<<<<

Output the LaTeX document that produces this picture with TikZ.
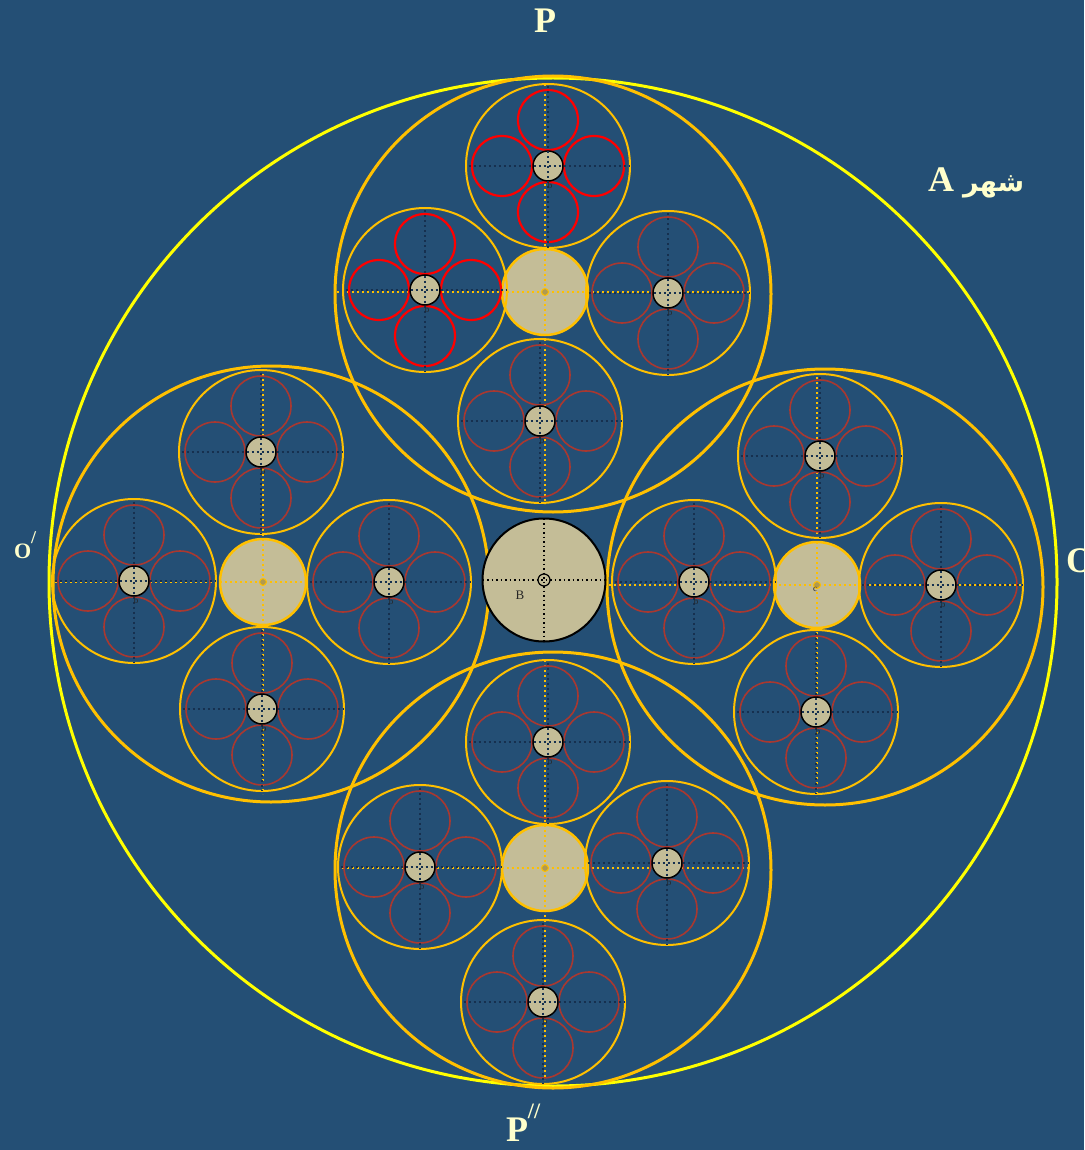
\documentclass[tikz,border=0pt]{standalone}
\usepackage{fontspec}
\setmainfont{Liberation Serif}
\newfontfamily\arabicfont[Script=Arabic]{DejaVu Sans}
\TeXXeTstate=1
\definecolor{bgblue}{HTML}{244F75}
\definecolor{ringorange}{HTML}{FFC000}
\definecolor{cityyellow}{HTML}{FFFF00}
\definecolor{sand}{HTML}{C4BD97}
\definecolor{petalbrown}{HTML}{A93830}
\definecolor{petalred}{HTML}{FF0000}
\definecolor{navydot}{HTML}{16304F}
\definecolor{cream}{HTML}{FFFFCC}
\definecolor{dotcore}{HTML}{B09A50}

\begin{document}
\begin{tikzpicture}[x=1pt, y=-1pt, every node/.style={inner sep=0pt, outer sep=0pt}]
  \tikzstyle{cityring}=[circle, draw=cityyellow, line width=3pt, minimum size=1008]
  \tikzstyle{bigring}=[circle, draw=ringorange, line width=3pt, minimum size=436]
  \tikzstyle{core}=[circle, fill=sand, draw=ringorange, line width=2.5pt, minimum size=86]
  \tikzstyle{subring}=[circle, draw=ringorange, line width=2pt, minimum size=164]
  \tikzstyle{petal}=[circle, minimum size=60]
  \tikzstyle{hub}=[circle, fill=sand, draw=black, line width=1.5pt, minimum size=30]
  \tikzstyle{orangeline}=[ringorange, line width=2pt, dash pattern=on 2pt off 3pt]
  \tikzstyle{navyline}=[navydot, line width=2pt, dash pattern=on 2pt off 3pt, dash phase=2.5pt]
  \tikzstyle{blackline}=[black, line width=1.8pt, dash pattern=on 1.8pt off 2.7pt]
  \tikzstyle{title}=[text=cream, font=\fontsize{36}{36}\selectfont\bfseries]
  \tikzstyle{tiny}=[text=black!85, font=\fontsize{9}{9}\selectfont]

  \useasboundingbox (0,0) rectangle (1084,1150);
  \clip (0,0) rectangle (1084,1150);
  \fill[bgblue] (0,0) rectangle (1084,1150);

  % city A
  \node[cityring] (city) at (553,582) {};

  % four districts with their axes
  \foreach \cx/\cy/\k in {545/292/t, 263/582/l, 817/585/r, 545/868/b}{
    \node[bigring] (\k) at ({\cx+8},{\cy+2}) {};
    \node[core] (\k0) at (\cx,\cy) {};
    \coordinate (\k-n) at (\cx,{\cy-208});
    \coordinate (\k-s) at (\cx,{\cy+212});
    \coordinate (\k-w) at ({\cx-208},\cy);
    \coordinate (\k-e) at ({\cx+206},\cy);
    \draw[orangeline] (\k-n) -- (\k-s);
    \draw[orangeline] (\k-w) -- (\k-e);
    \node[circle, fill=dotcore, draw=ringorange, line width=1pt, minimum size=7] (\k-dot) at (\k0) {};
  }

  % neighbourhoods
  \foreach \x/\y/\pc/\pw [count=\n] in {548/166/petalred/2.2pt, 425/290/petalred/2.2pt,
      668/293/petalbrown/1.6pt, 540/421/petalbrown/1.6pt,
      261/452/petalbrown/1.6pt, 134/581/petalbrown/1.6pt, 389/582/petalbrown/1.6pt, 262/709/petalbrown/1.6pt,
      820/456/petalbrown/1.6pt, 694/582/petalbrown/1.6pt, 941/585/petalbrown/1.6pt, 816/712/petalbrown/1.6pt,
      548/742/petalbrown/1.6pt, 420/867/petalbrown/1.6pt, 667/863/petalbrown/1.6pt, 543/1002/petalbrown/1.6pt}{
    \node[subring] (s\n) at (\x,\y) {};
    \foreach \px/\py [count=\m] in {0/-46, -46/0, 46/0, 0/46}
      \node[petal, draw=\pc, line width=\pw] (s\n-\m) at ({\x+\px},{\y+\py}) {};
    \node[hub] (h\n) at (\x,\y) {};
    \draw[navyline] (s\n.north) -- (s\n.south);
    \draw[navyline] (s\n.west) -- (s\n.east);
    \node[tiny] (lab\n) at ({\x+2},{\y+19}) {b};
  }
  \node[tiny] (clab) at (815,589) {c};

  % centre B
  \node[circle, fill=sand, draw=black, line width=2pt, minimum size=123] (B) at (544,580) {};
  \draw[blackline] (B.north) -- (B.south);
  \draw[blackline] (B.west) -- (B.east);
  \node[circle, draw=black, line width=1.2pt, minimum size=12] (B0) at (B) {};
  \node[text=black!85, font=\fontsize{13}{13}\selectfont] (Blab) at (520,595) {B};

  % names
  \node[title, anchor=base] (P) at (545,33) {P};
  \node[title, anchor=base west] (Pdd) at (506,1141) {P\raisebox{23pt}{\fontsize{22}{22}\selectfont //}};
  \node[title, anchor=base west, font=\fontsize{22}{22}\selectfont\bfseries] (Od) at (14,558) {O\raisebox{15pt}{\fontsize{18}{18}\selectfont /}};
  \node[title, anchor=base west] (O) at (1066,572) {O};
  \node[title, anchor=base west] (cityname) at (928,192) {A {\arabicfont\fontsize{27}{27}\selectfont\beginR شهر\endR}};
\end{tikzpicture}
\end{document}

>>>>

◆ Task to complete
State the count of lines holding the string "with" in the listing above, and nothing else.

◆ Expected answer
2